Tallasiandude came home from the H-Mart with a big pack of meaty pork neck bones that cost all of $3.50. He figured I could come up with something cool to do with them. (This blind faith in my cookery is another reason why I love my husband.)
I decided that I wanted to cook them with sauerkraut, at least partially because the recipe in Craig Claiborne’s New New York Times Cookbook sounded both simple and delicious. So I did that yesterday, browning the meat off in bacon fat and smoked salt, and then putting in onions and garlic, then topping it with 4 pounds of fresh sauerkraut, 13 juniper berries, 2 cloves, 1/2 tsp caraway seeds, cracked pepper and a bay leaf, and setting it to stew with just over a cup of white vermouth and a can of chicken broth.

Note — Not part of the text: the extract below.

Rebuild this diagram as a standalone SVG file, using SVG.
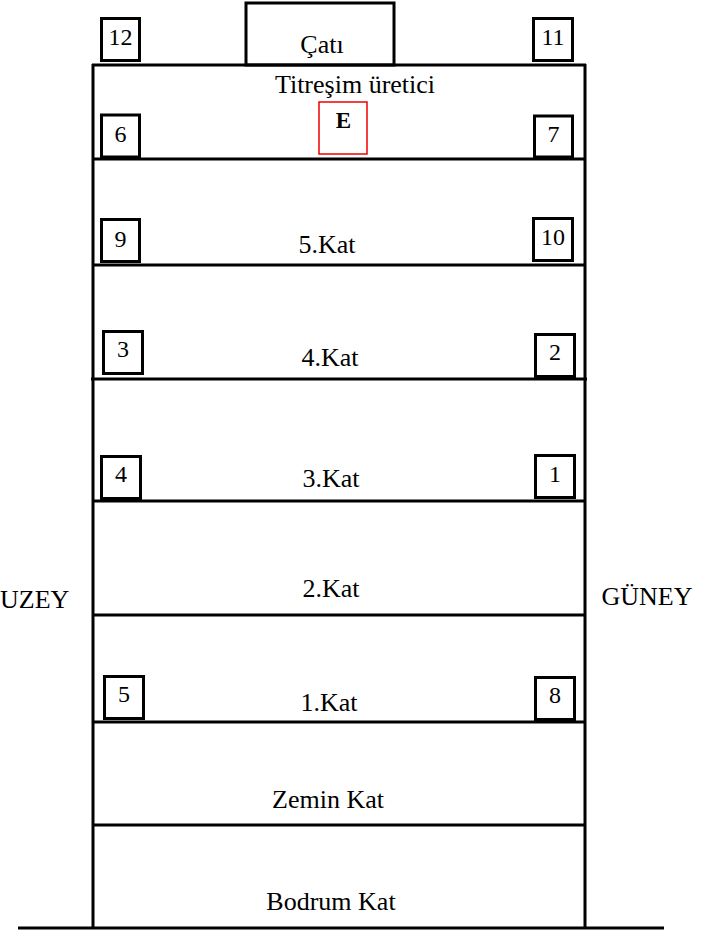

It came out yummy, and the house has smelled like kraut and pork since yesterday. My intention was to make some spaetzle to go with it, since there was another easy-sounding recipe in the same book. So today, when we had some guests over, I put the water on to boil and whipped up the recipe — 2 cups flour, 3 eggs, 2/3 cup milk, salt & nutmeg. But the batter was sticky and elastic, and would NOT go through the holes of the colander no matter what I did. So I scraped it back out, added about 50% again more milk, and tried again with marginally better luck: I could get the dough out of the holes, but only slowly and with great efforts. After about an hour standing over the stove, with various helpers holding the colander or taking over completely, we did actually have enough spaetzle to eat, so we quit. I cooked the rest of it in huge lumps later on, being unable to completely give up and throw out the rest of the dough.
I suspect that I should not have used the stand mixer. Too much beating made it elastic? But it said to beat continually, and did say something about an electric mixer as an option to the hand whisk. A hand whisk would have been a complete pain with the original dough, as thick as it was. Sigh. I wish I knew what went wrong for sure. They came out tasty enough, with the right texture and taste, but it just CANNOT be that hard. Yipes.
A little googling suggests that the fault may have been with the size of the holes in the colander rather than the dough. E.g., “The problem with using a colander (in addition to the over-heating situation) is that the holes are undersized compared to a spaetzle maker. So you have to work harder to push the dough through.” A lot of recipes specify “large holes,” and that seems to mean 1/4″ or so. Or put a spaetzle maker on your amazon wish list.